Aim: The line holding "const midLabels = ['Children" is the last one to output; start at the first line of the data, keep every line in between exactly, and leave out pictures.

Dataset extract:
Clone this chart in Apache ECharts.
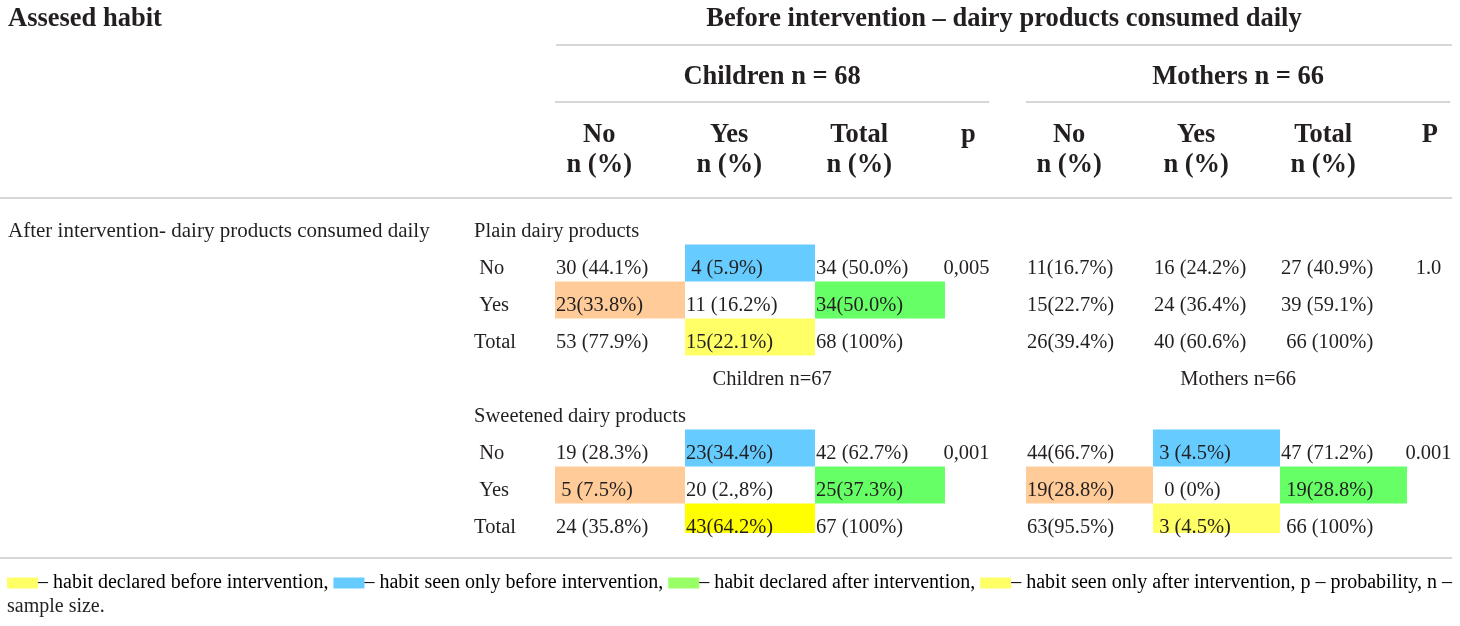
<!DOCTYPE html>
<html lang="en">
<head>
<meta charset="UTF-8" />
<title>Dairy habits before / after intervention</title>
<script src="https://cdn.jsdelivr.net/npm/echarts@6/dist/echarts.min.js"></script>
<style>html, body { margin: 0; background: #fff; }</style>
</head>
<body>
<div id="main" style="width: 1460px; height: 626px"></div>
<script type="text/javascript">
// table text, as printed
const stubTitle = 'Assesed habit';
const mainTitle = 'Before intervention – dairy products consumed daily';
const stubLabel = 'After intervention- dairy products consumed daily';
const groups = ['Children n = 68', 'Mothers n = 66'];
const colHeads = ['No', 'Yes', 'Total'];
const colUnit = 'n (%)';
const pHeads = ['p', 'P'];
const sections = ['Plain dairy products', 'Sweetened dairy products'];
const rowLabels = [' No', ' Yes', 'Total'];
const midLabels = ['Children n=67', 'Mothers n=66'];

// cells [row][No, Yes, Total]
const childrenPlain = [['30 (44.1%)', ' 4 (5.9%)', '34 (50.0%)'], ['23(33.8%)', '11 (16.2%)', '34(50.0%)'], ['53 (77.9%)', '15(22.1%)', '68 (100%)']];
const childrenSweet = [['19 (28.3%)', '23(34.4%)', '42 (62.7%)'], [' 5 (7.5%)', '20 (2.,8%)', '25(37.3%)'], ['24 (35.8%)', '43(64.2%)', '67 (100%)']];
const mothersPlain = [['11(16.7%)', '16 (24.2%)', '27 (40.9%)'], ['15(22.7%)', '24 (36.4%)', '39 (59.1%)'], ['26(39.4%)', '40 (60.6%)', ' 66 (100%)']];
const mothersSweet = [['44(66.7%)', ' 3 (4.5%)', '47 (71.2%)'], ['19(28.8%)', '  0 (0%)', ' 19(28.8%)'], ['63(95.5%)', ' 3 (4.5%)', ' 66 (100%)']];
const pChildren = ['0,005', '0,001'];
const pMothers = ['  1.0', '0.001'];

// shading marks per cell: B seen only before, O, G declared after, Y / Y2 yellow
const shadeChildrenPlain = [['', 'B', ''], ['O', '', 'G'], ['', 'Y', '']];
const shadeChildrenSweet = [['', 'B', ''], ['O', '', 'G'], ['', 'Y2', '']];
const shadeMothersPlain = [['', '', ''], ['', '', ''], ['', '', '']];
const shadeMothersSweet = [['', 'B', ''], ['O', '', 'G'], ['', 'Y', '']];

const legendKeys = ['Y', 'B', 'G', 'Y'];
const legendTexts = ['– habit declared before intervention, ', '– habit seen only before intervention, ', '– habit declared after intervention, ', '– habit seen only after intervention, p – probability, n –'];
const legendTail = 'sample size.';

// ---- styles & layout ----
const FONT = '"Liberation Serif", "DejaVu Serif", serif';
const INK = '#231f20';
const RULE = '#c9c9c9';
const SHADE = { B: '#66ccff', O: '#ffcc99', G: '#66ff66', Y: '#ffff66', Y2: '#ffff00' };
const LEG = { Y: '#ffff66', B: '#66ccff', G: '#99ff66' };
const BODY = 20.5, STUB = 21, HEAD = 26.5, FOOT = 20;
const L = {
  groups: [{ left: 555, colW: 130, span: 3.6 }, { left: 1026, colW: 127, span: 3.4 }],
  groupSpan: 3.34, rowTop: 207.5, rowH: 37, rows: 9, textDy: 5.5,
  groupRow: -4.14, groupRuleRow: -3.35, headRow1: -2.56, headRow2: -1.76,
  headOff: 0.34, pHeadOff: 0.18, stubCol: -0.63, lastShadeH: 0.8
};

const tables = [[childrenPlain, childrenSweet], [mothersPlain, mothersSweet]];
const shades = [[shadeChildrenPlain, shadeChildrenSweet], [shadeMothersPlain, shadeMothersSweet]];
const pVals = [pChildren, pMothers];
const shadeCodes = ['B', 'O', 'G', 'Y', 'Y2'];

// text styles: 0 body left, 1 bold centre, 2 body centre
const textStyles = [
  { fontSize: BODY, fontWeight: 'normal', align: 'left', dy: L.textDy },
  { fontSize: HEAD, fontWeight: 'bold', align: 'center', dy: 4 },
  { fontSize: BODY, fontWeight: 'normal', align: 'center', dy: L.textDy }
];

const grids = [], xAxes = [], yAxes = [], series = [];

L.groups.forEach((gl, g) => {
  grids.push({ left: gl.left, top: L.rowTop, width: gl.colW * gl.span, height: L.rowH * L.rows });
  xAxes.push({ type: 'value', gridIndex: g, min: 0, max: gl.span, show: false });
  yAxes.push({ type: 'value', gridIndex: g, min: -0.5, max: L.rows - 0.5, inverse: true, show: false });

  const texts = [];
  const textData = [];
  const shadeData = [];
  const addText = (c, r, t, s) => { texts.push(t); textData.push([c, r, texts.length - 1, s]); };

  // group header, column headings
  addText(L.groupSpan / 2, L.groupRow, groups[g], 1);
  colHeads.forEach((h, j) => {
    addText(j + L.headOff, L.headRow1, h, 1);
    addText(j + L.headOff, L.headRow2, colUnit, 1);
  });
  addText(3 + L.pHeadOff, L.headRow1, pHeads[g], 1);

  // body
  sections.forEach((sec, s) => {
    const base = s * 5;
    if (g === 0) addText(L.stubCol, base, sec, 0);
    tables[g][s].forEach((row, i) => {
      if (g === 0) addText(L.stubCol, base + 1 + i, rowLabels[i], 0);
      row.forEach((cell, j) => {
        addText(j, base + 1 + i, cell, 0);
        const code = shades[g][s][i][j];
        if (code) shadeData.push([j, base + 1 + i, shadeCodes.indexOf(code), (s === 1 && i === 2) ? L.lastShadeH : 1]);
      });
    });
    addText(3 - 0.02, base + 1, pVals[g][s], 0);
  });
  addText(L.groupSpan / 2, 4, midLabels[g], 2);

  series.push({
    type: 'custom', xAxisIndex: g, yAxisIndex: g, clip: false, silent: true, z: 1,
    data: shadeData,
    renderItem: (params, api) => {
      const c = api.value(0), r = api.value(1);
      const a = api.coord([c, r - 0.5]);
      const b = api.coord([c + 1, r + 0.5]);
      return {
        type: 'rect',
        shape: { x: a[0], y: a[1], width: b[0] - a[0], height: (b[1] - a[1]) * api.value(3) },
        style: { fill: SHADE[shadeCodes[api.value(2)]] }
      };
    }
  });
  series.push({
    type: 'custom', xAxisIndex: g, yAxisIndex: g, clip: false, silent: true, z: 2,
    data: [[0, L.groupSpan, L.groupRuleRow]],
    renderItem: (params, api) => {
      const a = api.coord([api.value(0), api.value(2)]);
      const b = api.coord([api.value(1), api.value(2)]);
      return { type: 'line', shape: { x1: a[0], y1: a[1], x2: b[0], y2: b[1] }, style: { stroke: RULE, lineWidth: 1.5 } };
    }
  });
  series.push({
    type: 'custom', xAxisIndex: g, yAxisIndex: g, clip: false, silent: true, z: 3,
    data: textData,
    renderItem: (params, api) => {
      const p = api.coord([api.value(0), api.value(1)]);
      const st = textStyles[api.value(3)];
      return {
        type: 'text',
        x: p[0] + (st.align === 'left' ? 1 : 0),
        y: p[1] + st.dy,
        style: {
          text: texts[api.value(2)], fill: INK, fontFamily: FONT,
          fontSize: st.fontSize, fontWeight: st.fontWeight,
          align: st.align, verticalAlign: 'middle'
        }
      };
    }
  });
});

// footer legend as rich text
const rich = { t: { fontSize: FOOT, fontFamily: FONT, color: INK, lineHeight: 24 } };
Object.keys(LEG).forEach(k => { rich[k] = { width: 31, height: 11, backgroundColor: LEG[k] }; });
const legendLine = legendKeys.map((k, i) => '{' + k + '| }{t|' + legendTexts[i] + '}').join('');

const option = {
  animation: false,
  backgroundColor: '#fff',
  grid: grids, xAxis: xAxes, yAxis: yAxes, series: series,
  graphic: [
    { type: 'text', x: 8, y: 19, style: { text: stubTitle, fontFamily: FONT, fontSize: HEAD, fontWeight: 'bold', fill: INK, verticalAlign: 'middle' } },
    { type: 'text', x: 1004, y: 19, style: { text: mainTitle, fontFamily: FONT, fontSize: HEAD, fontWeight: 'bold', fill: INK, align: 'center', verticalAlign: 'middle' } },
    { type: 'line', shape: { x1: 556, y1: 45, x2: 1452, y2: 45 }, style: { stroke: RULE, lineWidth: 1.5 } },
    { type: 'line', shape: { x1: 0, y1: 198, x2: 1452, y2: 198 }, style: { stroke: RULE, lineWidth: 1.5 } },
    { type: 'text', x: 8, y: 231.5, style: { text: stubLabel, fontFamily: FONT, fontSize: STUB, fill: INK, verticalAlign: 'middle' } },
    { type: 'line', shape: { x1: 0, y1: 558, x2: 1452, y2: 558 }, style: { stroke: RULE, lineWidth: 1.5 } },
    { type: 'text', x: 7, y: 583, style: { text: legendLine, rich: rich, verticalAlign: 'middle' } },
    { type: 'text', x: 7, y: 607, style: { text: legendTail, fontFamily: FONT, fontSize: FOOT, fill: INK, verticalAlign: 'middle' } }
  ]
};

const myChart = echarts.init(document.getElementById('main'));
myChart.setOption(option);
</script>
</body>
</html>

Complete response:
Clone this chart in Apache ECharts.
<!DOCTYPE html>
<html lang="en">
<head>
<meta charset="UTF-8" />
<title>Dairy habits before / after intervention</title>
<script src="https://cdn.jsdelivr.net/npm/echarts@6/dist/echarts.min.js"></script>
<style>html, body { margin: 0; background: #fff; }</style>
</head>
<body>
<div id="main" style="width: 1460px; height: 626px"></div>
<script type="text/javascript">
// table text, as printed
const stubTitle = 'Assesed habit';
const mainTitle = 'Before intervention – dairy products consumed daily';
const stubLabel = 'After intervention- dairy products consumed daily';
const groups = ['Children n = 68', 'Mothers n = 66'];
const colHeads = ['No', 'Yes', 'Total'];
const colUnit = 'n (%)';
const pHeads = ['p', 'P'];
const sections = ['Plain dairy products', 'Sweetened dairy products'];
const rowLabels = [' No', ' Yes', 'Total'];
const midLabels = ['Children n=67', 'Mothers n=66'];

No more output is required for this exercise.